Huge Plasma Eruption from the Sun

The two major solar observatories, SDO and SOHO, both saw a massive solar event in exceptional clarity.  Starting April 28th, a huge solar plasma loop broke away and was blasted millions of miles out into space from the surface of the Sun!  This massive outburst of energy comes during the peak of the 11-year solar activity cycle, and shows us just how incredible and energetic our home star can be.

SOHO LASCO C2 (top) and SDO AIA 304 (bottom) image of a solar filament detaching on April 28-29, 2015

Solar filaments like the one that broke away are long chains of solar plasma, a state of matter where super-heated gas becomes stripped of its electrons.  The plasma filaments follow invisible magnetic loops emerging from deep within the Sun.  When they sit near the surface they are slightly cooler than the surrounding solar surface, and so they appear dark and are called Sunspots.  When they rise high above the surface of the Sun we call them prominences.
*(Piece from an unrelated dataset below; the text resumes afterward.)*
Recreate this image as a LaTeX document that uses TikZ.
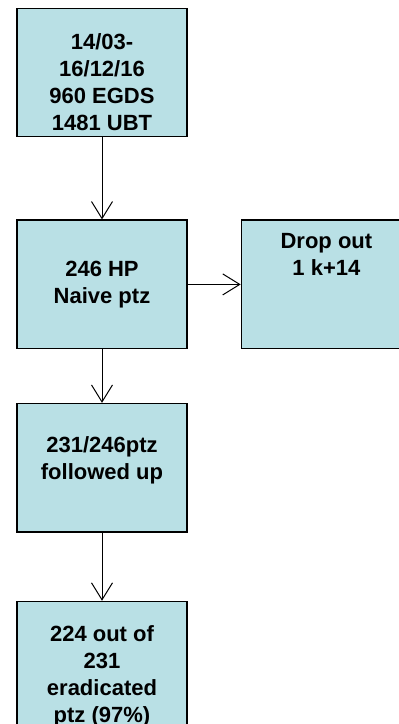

Eventually the magnetic field lines break apart and the hot gas contained within can break away and fly out into space, in what we call a Coronal Mass Ejection (CME).  When a CME is pointed at Earth, we see an increase in auroral activity around 36 hours later as the material reaches Earth.

Luckily the massive plasma ejection was pointed nowhere near the Earth this time, so we get to enjoy the stunning views.  Here is a video of the outburst from SDO and SOHO cameras.

An image of the outburst also became the APOD for April 27th.

Its a reminder that all of the objects in our Universe are not quiescent.  They shift, swirl, and deform on different timescales, and even though a star like our Sun seems stable and unchanging from Earth, its surface boils and bursts even as you read these words.  The nuclear engine that keeps us alive.